Über die Jahre schwand der Zauber der Globetrotters. Unter der afroamerikanischen Bevölkerung entbrannte ein Gelehrtenstreit darüber, ob das von der Truppe transportierte Bild des clownesken, unseriösen Blödelsportlers nicht einfach die rassistischen Vorurteile der Weissen befeuere. Nur: In den Augen von Saperstein war dieser Weg zunehmend alternativlos. Denn anders als in den dreissiger bis fünfziger Jahren war es den Globetrotters nicht mehr möglich, die besten Spieler des Landes zu verpflichten – diese schlossen sich nun der NBA an.

Der familienfreundliche Klamauk war das, was die Globetrotters von einem normalen Matchbesuch unterschied. Jeder Schuss Originalität war willkommen: Jahrelang stand ein einarmiger Akteur im Kader. 1985 wurde Lynette Woodard als erste Frau mit einem Profivertrag ausgestattet. In Basel werden am Sonntag auch kleinwüchsige Spieler auf dem Parkett stehen; heute steht die Truppe für eine überdrehte, sehr amerikanische Idee von Abendunterhaltung.

Die NBA umfasst 32 Teams – kein einziger der Klubbesitzer ist Afroamerikaner

Der Zuspruch ging über die Jahre so empfindlich zurück, dass das Unternehmen in den frühen neunziger Jahren kurz vor der Zahlungsunfähigkeit stand.
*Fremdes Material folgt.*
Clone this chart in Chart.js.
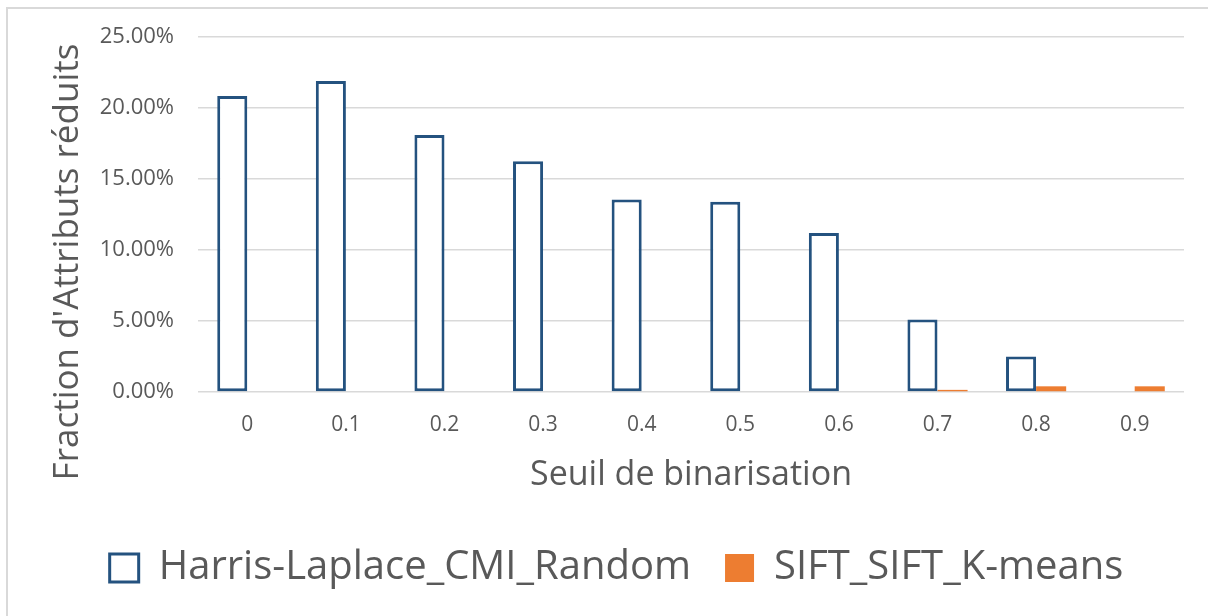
<!DOCTYPE html>
<html>
<head>
<meta charset="utf-8">
<script src="https://cdn.jsdelivr.net/npm/chart.js@4/dist/chart.umd.min.js"></script>
<style>
  body { margin: 0; background: #fff; }
  #frame {
    position: absolute; left: 6px; top: 7px;
    width: 1202px; height: 609px;
    border-left: 2px solid #d9d9d9; border-top: 2px solid #d9d9d9;
  }
</style>
</head>
<body>
<div id="frame"><canvas id="barChart" width="1200" height="607"></canvas></div>
<script>
// seuils de binarisation
var seuils = ['0', '0.1', '0.2', '0.3', '0.4', '0.5', '0.6', '0.7', '0.8', '0.9'];
// fraction d'attributs réduits, en %
var harrisLaplace = [20.85, 21.9, 18.1, 16.25, 13.55, 13.4, 11.2, 5.1, 2.5, 0];
var siftKmeans = [0, 0, 0, 0, 0, 0, 0, 0.15, 0.4, 0.4];
var yTicks = [0, 5, 10, 15, 20, 25];

var gris = '#595959';
var police = "'Open Sans', 'Noto Sans', sans-serif";

// titre de l'axe Y centré sur toute la hauteur (axe + étiquettes X), comme dans Excel
var titreAxeY = {
    id: 'titreAxeY',
    afterDraw: function (chart, args, opts) {
        var c = chart.ctx;
        c.save();
        c.translate(opts.x, opts.y);
        c.rotate(-Math.PI / 2);
        c.font = opts.size + 'px ' + police;
        c.fillStyle = gris;
        c.textAlign = 'center';
        c.textBaseline = 'middle';
        c.fillText(opts.text, 0, 0);
        c.restore();
    }
};

var ctx = document.getElementById('barChart').getContext('2d');
var myChart = new Chart(ctx, {
    type: 'bar',
    data: {
        labels: seuils,
        datasets: [{
            label: 'Harris-Laplace_CMI_Random',
            data: harrisLaplace,
            backgroundColor: '#ffffff',
            borderColor: '#24527f',
            borderWidth: 3,
            borderSkipped: false
        }, {
            label: 'SIFT_SIFT_K-means',
            data: siftKmeans,
            backgroundColor: '#ed7d31',
            borderColor: '#ed7d31',
            borderWidth: 0
        }]
    },
    plugins: [titreAxeY],
    options: {
        responsive: false,
        animation: false,
        datasets: {
            bar: { categoryPercentage: 0.61, barPercentage: 1 }
        },
        layout: {
            padding: { left: 41, right: 24, top: 28, bottom: 18 }
        },
        scales: {
            x: {
                grid: { display: false, drawTicks: false },
                border: { display: false },
                ticks: { color: gris, padding: 20, font: { family: police, size: 21 } },
                title: {
                    display: true,
                    text: 'Seuil de binarisation',
                    color: gris,
                    font: { family: police, size: 34 },
                    padding: { top: 0, bottom: 18 }
                },
                afterFit: function (scale) { scale.height = 122; }
            },
            y: {
                min: 0,
                max: 25,
                afterBuildTicks: function (scale) {
                    scale.ticks = yTicks.map(function (v) { return { value: v }; });
                },
                grid: { color: '#d9d9d9', lineWidth: 1.5, drawTicks: false },
                border: { display: false },
                ticks: {
                    color: gris,
                    padding: 24,
                    font: { family: police, size: 22 },
                    callback: function (v) { return v.toFixed(2) + '%'; }
                },
                afterFit: function (scale) {
                    scale.width = 149;
                    // pas de marge supplémentaire pour les étiquettes du haut/bas
                    scale.paddingTop = 0;
                    scale.paddingBottom = 0;
                }
            }
        },
        plugins: {
            titreAxeY: { text: "Fraction d'Attributs réduits", size: 35, x: 60, y: 253 },
            legend: {
                position: 'bottom',
                labels: {
                    color: gris,
                    boxWidth: 29,
                    boxHeight: 28,
                    padding: 34,
                    font: { family: police, size: 40 }
                }
            },
            tooltip: { enabled: false }
        }
    }
});
</script>
</body>
</html>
Gerettet wurde es 1992 vom Unternehmer Mannie Jackson, einem ehemaligen Globetrotter, der aus jener Zeit diese Geschichte überliefert: «Wir waren in den 1960er Jahren in Finnland. Eine Familie hat mich zu sich nach Hause eingeladen und dann gefragt, ob ich einen Schwanz hätte, wie ein Tier. Wir haben anschliessend bis drei Uhr morgens über Vorurteile geredet. Sie konnten fast nicht glauben, dass ich an der Universität studiert hatte.»
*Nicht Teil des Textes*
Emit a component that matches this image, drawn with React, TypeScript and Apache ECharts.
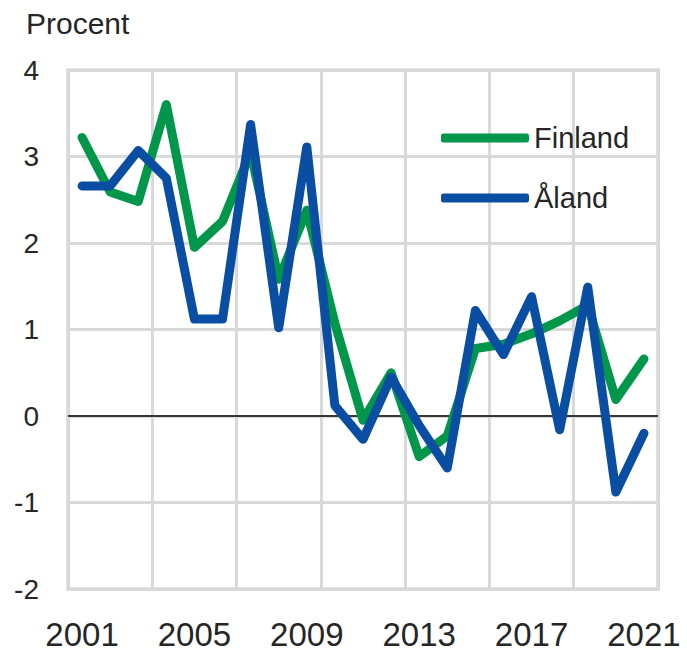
import React, { useEffect, useRef } from "react";
import * as echarts from "echarts";

const years = ["2001","2002","2003","2004","2005","2006","2007","2008","2009","2010","2011","2012","2013","2014","2015","2016","2017","2018","2019","2020","2021"];
const finland = [3.22, 2.59, 2.48, 3.6, 1.95, 2.25, 3.05, 1.58, 2.38, 1.07, -0.05, 0.5, -0.47, -0.23, 0.78, 0.83, 0.95, 1.1, 1.28, 0.19, 0.66];
const aland = [2.66, 2.66, 3.07, 2.75, 1.12, 1.12, 3.37, 1.02, 3.11, 0.12, -0.27, 0.45, -0.11, -0.6, 1.22, 0.71, 1.38, -0.16, 1.49, -0.88, -0.2];
const seriesNames = ["Finland", "Åland"];
const yTitle = "Procent";

const FONT = "Liberation Sans, Arial, sans-serif";

export default function App() {
  const ref = useRef<HTMLDivElement>(null);
  useEffect(() => {
    if (!ref.current) return;
    const chart = echarts.init(ref.current, null, { renderer: "svg" });
    chart.setOption({
      animation: false,
      textStyle: { fontFamily: FONT },
      grid: {
        left: 68,
        right: 29,
        top: 70,
        bottom: 63,
        show: true,
        borderColor: "#C6C6C6",
        borderWidth: 3,
        containLabel: false,
      },
      graphic: [
        {
          type: "text",
          left: 26,
          top: 8,
          style: { text: yTitle, fontSize: 30, fill: "#262626", fontFamily: FONT },
        },
      ],
      legend: {
        orient: "vertical",
        left: 436,
        top: 118,
        itemWidth: 88,
        itemHeight: 9,
        itemGap: 30,
        icon: "roundRect",
        textStyle: { fontSize: 29, color: "#262626", fontFamily: FONT, lineHeight: 30 },
        data: seriesNames,
      },
      xAxis: {
        type: "category",
        data: years,
        boundaryGap: true,
        axisLine: { show: false },
        axisTick: { show: false },
        axisLabel: {
          interval: 3,
          fontSize: 33,
          color: "#262626",
          margin: 29,
          fontFamily: FONT,
        },
        splitLine: {
          show: true,
          interval: 2,
          lineStyle: { color: "#D9D9D9", width: 3 },
        },
      },
      yAxis: {
        type: "value",
        min: -2,
        max: 4,
        interval: 1,
        axisLine: { show: false },
        axisTick: { show: false },
        axisLabel: { fontSize: 28, color: "#262626", margin: 29, fontFamily: FONT },
        splitLine: { show: true, lineStyle: { color: "#D9D9D9", width: 3 } },
      },
      series: [
        {
          name: seriesNames[0],
          type: "line",
          data: finland,
          symbol: "none",
          color: "#00974A",
          lineStyle: { width: 9, color: "#00974A", cap: "round", join: "round" },
          markLine: {
            silent: true,
            symbol: "none",
            label: { show: false },
            lineStyle: { color: "#000000", width: 1.5, type: "solid" },
            data: [{ yAxis: 0 }],
            z: 1,
          },
          z: 2,
        },
        {
          name: seriesNames[1],
          type: "line",
          data: aland,
          symbol: "none",
          color: "#0A4EA3",
          lineStyle: { width: 9, color: "#0A4EA3", cap: "round", join: "round" },
          z: 3,
        },
      ],
    });
    return () => chart.dispose();
  }, []);
  return (
    <div
      ref={ref}
      style={{ position: "fixed", left: 0, top: 0, width: 687, height: 652, background: "#fff" }}
    />
  );
}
Jackson verkaufte seine Mehrheitsanteile 2006, mittlerweile gehören die Globetrotters einem Konsortium, das unter anderem Freizeit- und Wasserparks betreibt.

Ein schwarzer Besitzer für die Globetrotters: Das hatte etwas Romantisches. Denn bei allen Fortschritten, bei deren Erkämpfung die Globetrotters eine wichtige Rolle spielten, gibt es Dinge, die sich nicht geändert haben: In der NBA, längst eine Gelddruckmaschine, die pro Jahr mehr als 10 Milliarden Dollar Umsatz generiert, machen Afroamerikaner knapp 70 Prozent der Spieler aus. Doch seit Michael Jordan im Sommer 2023 die Charlotte Hornets verkauft hat, gibt es bei den 32 Teams keinen einzigen afroamerikanischen Mehrheitseigner mehr.
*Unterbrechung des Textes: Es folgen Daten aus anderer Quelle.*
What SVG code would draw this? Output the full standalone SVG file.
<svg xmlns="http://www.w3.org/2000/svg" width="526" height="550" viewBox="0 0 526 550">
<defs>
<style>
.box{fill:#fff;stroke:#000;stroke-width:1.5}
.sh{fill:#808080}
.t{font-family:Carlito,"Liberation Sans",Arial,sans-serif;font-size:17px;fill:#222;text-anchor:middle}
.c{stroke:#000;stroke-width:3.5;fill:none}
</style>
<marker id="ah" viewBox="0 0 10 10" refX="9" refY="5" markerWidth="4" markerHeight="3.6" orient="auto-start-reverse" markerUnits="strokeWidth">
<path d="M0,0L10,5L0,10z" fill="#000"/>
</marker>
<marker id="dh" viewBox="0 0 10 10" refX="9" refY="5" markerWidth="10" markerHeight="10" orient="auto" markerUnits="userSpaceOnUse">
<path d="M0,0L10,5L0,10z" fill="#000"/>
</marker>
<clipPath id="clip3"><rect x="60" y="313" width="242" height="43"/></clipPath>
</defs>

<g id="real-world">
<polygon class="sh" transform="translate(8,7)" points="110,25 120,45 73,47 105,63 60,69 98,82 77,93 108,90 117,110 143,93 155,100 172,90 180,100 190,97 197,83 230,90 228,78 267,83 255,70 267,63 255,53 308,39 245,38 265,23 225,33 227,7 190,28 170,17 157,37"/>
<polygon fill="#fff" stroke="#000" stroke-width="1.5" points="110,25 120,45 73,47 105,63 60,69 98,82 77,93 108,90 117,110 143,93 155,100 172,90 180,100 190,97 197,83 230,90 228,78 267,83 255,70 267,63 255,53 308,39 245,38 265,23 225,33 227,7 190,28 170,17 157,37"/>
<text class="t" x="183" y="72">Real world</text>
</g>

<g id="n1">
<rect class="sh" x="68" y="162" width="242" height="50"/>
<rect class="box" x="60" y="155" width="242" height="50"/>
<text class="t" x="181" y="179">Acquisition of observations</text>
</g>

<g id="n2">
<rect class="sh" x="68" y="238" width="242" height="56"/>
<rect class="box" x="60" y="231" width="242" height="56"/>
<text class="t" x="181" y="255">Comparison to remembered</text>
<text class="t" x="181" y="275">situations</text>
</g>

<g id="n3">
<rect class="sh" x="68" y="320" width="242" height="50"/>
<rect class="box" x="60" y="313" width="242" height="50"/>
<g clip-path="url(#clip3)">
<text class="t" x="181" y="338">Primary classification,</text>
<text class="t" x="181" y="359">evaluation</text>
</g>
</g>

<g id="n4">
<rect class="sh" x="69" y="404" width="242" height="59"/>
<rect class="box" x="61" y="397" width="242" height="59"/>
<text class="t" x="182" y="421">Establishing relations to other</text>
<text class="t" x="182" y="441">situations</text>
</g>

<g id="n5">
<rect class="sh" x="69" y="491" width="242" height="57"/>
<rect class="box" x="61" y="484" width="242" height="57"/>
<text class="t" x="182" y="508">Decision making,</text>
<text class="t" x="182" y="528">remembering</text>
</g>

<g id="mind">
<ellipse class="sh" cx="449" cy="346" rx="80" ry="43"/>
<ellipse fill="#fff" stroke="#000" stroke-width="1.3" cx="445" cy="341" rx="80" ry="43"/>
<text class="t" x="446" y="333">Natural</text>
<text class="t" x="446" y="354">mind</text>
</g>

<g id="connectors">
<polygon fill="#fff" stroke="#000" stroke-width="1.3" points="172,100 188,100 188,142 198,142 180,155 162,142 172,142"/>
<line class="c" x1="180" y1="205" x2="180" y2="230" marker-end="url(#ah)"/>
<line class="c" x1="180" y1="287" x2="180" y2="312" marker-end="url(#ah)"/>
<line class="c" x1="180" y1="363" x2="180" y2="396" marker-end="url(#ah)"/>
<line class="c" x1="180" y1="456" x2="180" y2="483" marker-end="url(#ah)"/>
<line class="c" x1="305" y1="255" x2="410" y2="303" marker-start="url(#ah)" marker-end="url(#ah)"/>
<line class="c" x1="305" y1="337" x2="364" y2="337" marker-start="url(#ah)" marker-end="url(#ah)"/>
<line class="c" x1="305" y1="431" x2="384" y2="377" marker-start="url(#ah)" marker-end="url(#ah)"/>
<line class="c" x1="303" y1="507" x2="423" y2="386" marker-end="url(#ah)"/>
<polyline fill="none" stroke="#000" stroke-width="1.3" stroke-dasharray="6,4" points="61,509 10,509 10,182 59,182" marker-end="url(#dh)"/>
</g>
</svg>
In der Premierensaison der NBA lag die Gehaltsobergrenze der Liga bei 55 000 Dollar – pro Team und Saison, das Gros der Spieler verdiente zwischen 4000 und 5000 Dollar. Heute, rund 75 Jahre später, erhalten die Topstars 40 Millionen und mehr. Doch die wirklich grossen Summen verdienen auch 2024 die schwerreichen weissen Tycoons.